(Raw data):
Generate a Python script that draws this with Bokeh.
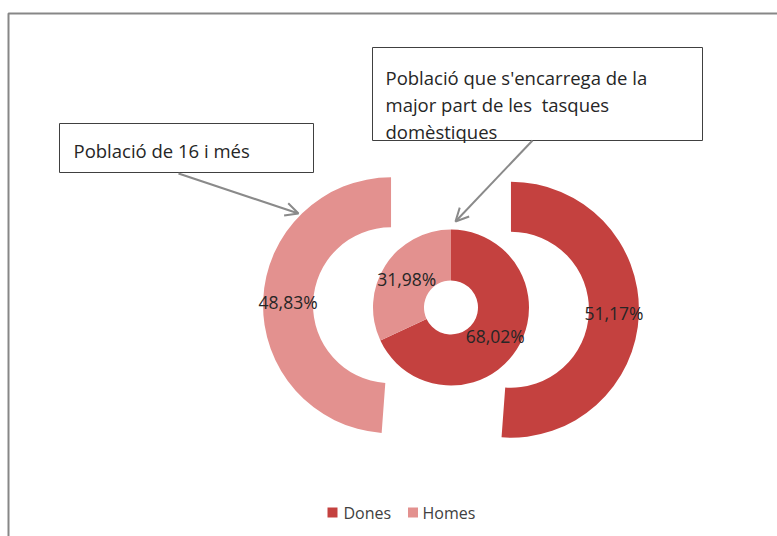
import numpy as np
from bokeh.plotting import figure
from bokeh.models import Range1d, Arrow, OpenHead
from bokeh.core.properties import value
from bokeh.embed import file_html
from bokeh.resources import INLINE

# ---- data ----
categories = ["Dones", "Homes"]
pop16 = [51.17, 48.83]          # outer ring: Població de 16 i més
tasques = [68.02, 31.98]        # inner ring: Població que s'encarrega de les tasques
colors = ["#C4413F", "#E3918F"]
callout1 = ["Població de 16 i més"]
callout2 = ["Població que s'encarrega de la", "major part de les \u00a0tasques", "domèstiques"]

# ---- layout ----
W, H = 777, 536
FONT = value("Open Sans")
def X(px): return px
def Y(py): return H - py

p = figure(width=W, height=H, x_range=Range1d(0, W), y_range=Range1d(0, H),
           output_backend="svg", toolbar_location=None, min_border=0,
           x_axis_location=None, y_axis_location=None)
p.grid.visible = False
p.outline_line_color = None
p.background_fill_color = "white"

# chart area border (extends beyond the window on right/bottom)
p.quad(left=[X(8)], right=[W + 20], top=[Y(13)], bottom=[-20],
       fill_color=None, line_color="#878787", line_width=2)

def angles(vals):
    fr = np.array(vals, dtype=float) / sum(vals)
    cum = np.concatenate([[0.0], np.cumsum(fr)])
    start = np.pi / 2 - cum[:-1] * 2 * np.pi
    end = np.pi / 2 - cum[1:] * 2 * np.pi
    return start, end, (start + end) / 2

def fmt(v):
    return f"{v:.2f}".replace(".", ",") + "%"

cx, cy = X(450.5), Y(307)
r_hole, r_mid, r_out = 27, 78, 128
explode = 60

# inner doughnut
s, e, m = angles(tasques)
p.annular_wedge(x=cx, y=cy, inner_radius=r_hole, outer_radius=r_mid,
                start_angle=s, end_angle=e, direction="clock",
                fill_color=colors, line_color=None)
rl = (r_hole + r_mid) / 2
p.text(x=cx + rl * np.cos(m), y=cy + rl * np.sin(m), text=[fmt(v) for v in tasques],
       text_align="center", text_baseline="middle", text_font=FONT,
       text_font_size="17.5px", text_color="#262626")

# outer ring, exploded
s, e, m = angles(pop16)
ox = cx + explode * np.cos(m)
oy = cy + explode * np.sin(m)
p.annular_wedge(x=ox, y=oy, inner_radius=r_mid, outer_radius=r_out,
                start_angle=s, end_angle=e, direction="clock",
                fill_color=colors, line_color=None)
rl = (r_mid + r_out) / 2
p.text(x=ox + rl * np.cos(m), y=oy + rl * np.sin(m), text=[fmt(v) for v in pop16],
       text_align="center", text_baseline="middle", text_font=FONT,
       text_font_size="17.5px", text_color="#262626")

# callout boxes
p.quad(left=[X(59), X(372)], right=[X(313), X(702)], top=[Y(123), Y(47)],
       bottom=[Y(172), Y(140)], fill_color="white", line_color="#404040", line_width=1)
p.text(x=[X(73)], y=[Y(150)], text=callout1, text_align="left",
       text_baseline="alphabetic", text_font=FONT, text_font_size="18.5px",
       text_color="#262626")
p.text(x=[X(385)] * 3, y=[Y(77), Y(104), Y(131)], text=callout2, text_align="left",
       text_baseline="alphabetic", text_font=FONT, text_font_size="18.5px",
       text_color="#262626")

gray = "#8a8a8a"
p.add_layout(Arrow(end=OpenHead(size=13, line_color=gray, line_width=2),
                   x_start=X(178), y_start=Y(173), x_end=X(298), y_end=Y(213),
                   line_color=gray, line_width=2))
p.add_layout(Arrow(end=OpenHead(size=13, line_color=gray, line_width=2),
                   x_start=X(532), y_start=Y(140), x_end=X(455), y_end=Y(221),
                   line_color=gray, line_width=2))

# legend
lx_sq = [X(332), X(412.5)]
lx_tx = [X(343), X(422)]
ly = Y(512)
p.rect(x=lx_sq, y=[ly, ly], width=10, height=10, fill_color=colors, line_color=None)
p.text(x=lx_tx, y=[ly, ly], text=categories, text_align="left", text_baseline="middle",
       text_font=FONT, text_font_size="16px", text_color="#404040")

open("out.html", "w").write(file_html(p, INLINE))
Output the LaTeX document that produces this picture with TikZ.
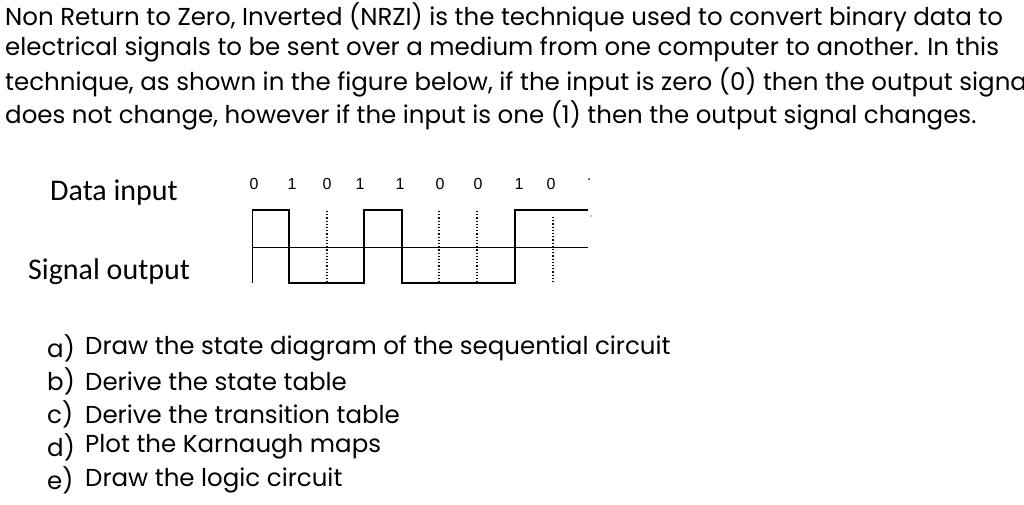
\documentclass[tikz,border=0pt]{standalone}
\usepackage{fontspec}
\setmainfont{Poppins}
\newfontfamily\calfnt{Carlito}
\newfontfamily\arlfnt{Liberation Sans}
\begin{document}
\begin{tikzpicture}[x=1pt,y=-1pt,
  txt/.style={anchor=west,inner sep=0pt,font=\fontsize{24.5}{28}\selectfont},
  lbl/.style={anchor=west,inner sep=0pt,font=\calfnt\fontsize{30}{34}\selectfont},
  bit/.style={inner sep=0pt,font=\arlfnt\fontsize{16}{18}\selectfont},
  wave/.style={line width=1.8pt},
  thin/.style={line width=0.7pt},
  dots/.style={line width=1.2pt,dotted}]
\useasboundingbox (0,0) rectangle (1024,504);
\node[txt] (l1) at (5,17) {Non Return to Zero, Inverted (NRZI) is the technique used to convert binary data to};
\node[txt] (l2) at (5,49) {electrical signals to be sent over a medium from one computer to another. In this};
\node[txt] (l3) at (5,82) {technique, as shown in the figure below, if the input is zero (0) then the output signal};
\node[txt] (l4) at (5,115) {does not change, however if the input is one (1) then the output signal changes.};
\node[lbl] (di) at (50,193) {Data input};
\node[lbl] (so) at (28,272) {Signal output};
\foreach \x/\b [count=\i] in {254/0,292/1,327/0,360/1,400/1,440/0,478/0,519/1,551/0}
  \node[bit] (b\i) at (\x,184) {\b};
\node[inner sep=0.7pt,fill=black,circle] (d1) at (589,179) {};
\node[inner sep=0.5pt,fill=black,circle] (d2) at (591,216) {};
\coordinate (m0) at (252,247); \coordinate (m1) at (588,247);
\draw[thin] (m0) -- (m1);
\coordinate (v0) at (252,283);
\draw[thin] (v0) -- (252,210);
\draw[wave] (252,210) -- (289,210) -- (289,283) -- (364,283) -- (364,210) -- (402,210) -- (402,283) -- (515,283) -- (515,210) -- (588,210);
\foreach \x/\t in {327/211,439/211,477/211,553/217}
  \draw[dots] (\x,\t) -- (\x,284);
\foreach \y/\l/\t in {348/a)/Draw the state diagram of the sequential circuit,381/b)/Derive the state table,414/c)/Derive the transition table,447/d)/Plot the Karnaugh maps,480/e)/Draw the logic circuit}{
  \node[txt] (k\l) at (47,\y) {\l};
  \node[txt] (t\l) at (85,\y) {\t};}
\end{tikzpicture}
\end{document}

(What the task asks):
Reproduce all of the material above word for word. Omit the pictures.

(Final answer):
Generate a Python script that draws this with Bokeh.
import numpy as np
from bokeh.plotting import figure
from bokeh.models import Range1d, Arrow, OpenHead
from bokeh.core.properties import value
from bokeh.embed import file_html
from bokeh.resources import INLINE

# ---- data ----
categories = ["Dones", "Homes"]
pop16 = [51.17, 48.83]          # outer ring: Població de 16 i més
tasques = [68.02, 31.98]        # inner ring: Població que s'encarrega de les tasques
colors = ["#C4413F", "#E3918F"]
callout1 = ["Població de 16 i més"]
callout2 = ["Població que s'encarrega de la", "major part de les \u00a0tasques", "domèstiques"]

# ---- layout ----
W, H = 777, 536
FONT = value("Open Sans")
def X(px): return px
def Y(py): return H - py

p = figure(width=W, height=H, x_range=Range1d(0, W), y_range=Range1d(0, H),
           output_backend="svg", toolbar_location=None, min_border=0,
           x_axis_location=None, y_axis_location=None)
p.grid.visible = False
p.outline_line_color = None
p.background_fill_color = "white"

# chart area border (extends beyond the window on right/bottom)
p.quad(left=[X(8)], right=[W + 20], top=[Y(13)], bottom=[-20],
       fill_color=None, line_color="#878787", line_width=2)

def angles(vals):
    fr = np.array(vals, dtype=float) / sum(vals)
    cum = np.concatenate([[0.0], np.cumsum(fr)])
    start = np.pi / 2 - cum[:-1] * 2 * np.pi
    end = np.pi / 2 - cum[1:] * 2 * np.pi
    return start, end, (start + end) / 2

def fmt(v):
    return f"{v:.2f}".replace(".", ",") + "%"

cx, cy = X(450.5), Y(307)
r_hole, r_mid, r_out = 27, 78, 128
explode = 60

# inner doughnut
s, e, m = angles(tasques)
p.annular_wedge(x=cx, y=cy, inner_radius=r_hole, outer_radius=r_mid,
                start_angle=s, end_angle=e, direction="clock",
                fill_color=colors, line_color=None)
rl = (r_hole + r_mid) / 2
p.text(x=cx + rl * np.cos(m), y=cy + rl * np.sin(m), text=[fmt(v) for v in tasques],
       text_align="center", text_baseline="middle", text_font=FONT,
       text_font_size="17.5px", text_color="#262626")

# outer ring, exploded
s, e, m = angles(pop16)
ox = cx + explode * np.cos(m)
oy = cy + explode * np.sin(m)
p.annular_wedge(x=ox, y=oy, inner_radius=r_mid, outer_radius=r_out,
                start_angle=s, end_angle=e, direction="clock",
                fill_color=colors, line_color=None)
rl = (r_mid + r_out) / 2
p.text(x=ox + rl * np.cos(m), y=oy + rl * np.sin(m), text=[fmt(v) for v in pop16],
       text_align="center", text_baseline="middle", text_font=FONT,
       text_font_size="17.5px", text_color="#262626")

# callout boxes
p.quad(left=[X(59), X(372)], right=[X(313), X(702)], top=[Y(123), Y(47)],
       bottom=[Y(172), Y(140)], fill_color="white", line_color="#404040", line_width=1)
p.text(x=[X(73)], y=[Y(150)], text=callout1, text_align="left",
       text_baseline="alphabetic", text_font=FONT, text_font_size="18.5px",
       text_color="#262626")
p.text(x=[X(385)] * 3, y=[Y(77), Y(104), Y(131)], text=callout2, text_align="left",
       text_baseline="alphabetic", text_font=FONT, text_font_size="18.5px",
       text_color="#262626")

gray = "#8a8a8a"
p.add_layout(Arrow(end=OpenHead(size=13, line_color=gray, line_width=2),
                   x_start=X(178), y_start=Y(173), x_end=X(298), y_end=Y(213),
                   line_color=gray, line_width=2))
p.add_layout(Arrow(end=OpenHead(size=13, line_color=gray, line_width=2),
                   x_start=X(532), y_start=Y(140), x_end=X(455), y_end=Y(221),
                   line_color=gray, line_width=2))

# legend
lx_sq = [X(332), X(412.5)]
lx_tx = [X(343), X(422)]
ly = Y(512)
p.rect(x=lx_sq, y=[ly, ly], width=10, height=10, fill_color=colors, line_color=None)
p.text(x=lx_tx, y=[ly, ly], text=categories, text_align="left", text_baseline="middle",
       text_font=FONT, text_font_size="16px", text_color="#404040")

open("out.html", "w").write(file_html(p, INLINE))
Output the LaTeX document that produces this picture with TikZ.
\documentclass[tikz,border=0pt]{standalone}
\usepackage{fontspec}
\setmainfont{Poppins}
\newfontfamily\calfnt{Carlito}
\newfontfamily\arlfnt{Liberation Sans}
\begin{document}
\begin{tikzpicture}[x=1pt,y=-1pt,
  txt/.style={anchor=west,inner sep=0pt,font=\fontsize{24.5}{28}\selectfont},
  lbl/.style={anchor=west,inner sep=0pt,font=\calfnt\fontsize{30}{34}\selectfont},
  bit/.style={inner sep=0pt,font=\arlfnt\fontsize{16}{18}\selectfont},
  wave/.style={line width=1.8pt},
  thin/.style={line width=0.7pt},
  dots/.style={line width=1.2pt,dotted}]
\useasboundingbox (0,0) rectangle (1024,504);
\node[txt] (l1) at (5,17) {Non Return to Zero, Inverted (NRZI) is the technique used to convert binary data to};
\node[txt] (l2) at (5,49) {electrical signals to be sent over a medium from one computer to another. In this};
\node[txt] (l3) at (5,82) {technique, as shown in the figure below, if the input is zero (0) then the output signal};
\node[txt] (l4) at (5,115) {does not change, however if the input is one (1) then the output signal changes.};
\node[lbl] (di) at (50,193) {Data input};
\node[lbl] (so) at (28,272) {Signal output};
\foreach \x/\b [count=\i] in {254/0,292/1,327/0,360/1,400/1,440/0,478/0,519/1,551/0}
  \node[bit] (b\i) at (\x,184) {\b};
\node[inner sep=0.7pt,fill=black,circle] (d1) at (589,179) {};
\node[inner sep=0.5pt,fill=black,circle] (d2) at (591,216) {};
\coordinate (m0) at (252,247); \coordinate (m1) at (588,247);
\draw[thin] (m0) -- (m1);
\coordinate (v0) at (252,283);
\draw[thin] (v0) -- (252,210);
\draw[wave] (252,210) -- (289,210) -- (289,283) -- (364,283) -- (364,210) -- (402,210) -- (402,283) -- (515,283) -- (515,210) -- (588,210);
\foreach \x/\t in {327/211,439/211,477/211,553/217}
  \draw[dots] (\x,\t) -- (\x,284);
\foreach \y/\l/\t in {348/a)/Draw the state diagram of the sequential circuit,381/b)/Derive the state table,414/c)/Derive the transition table,447/d)/Plot the Karnaugh maps,480/e)/Draw the logic circuit}{
  \node[txt] (k\l) at (47,\y) {\l};
  \node[txt] (t\l) at (85,\y) {\t};}
\end{tikzpicture}
\end{document}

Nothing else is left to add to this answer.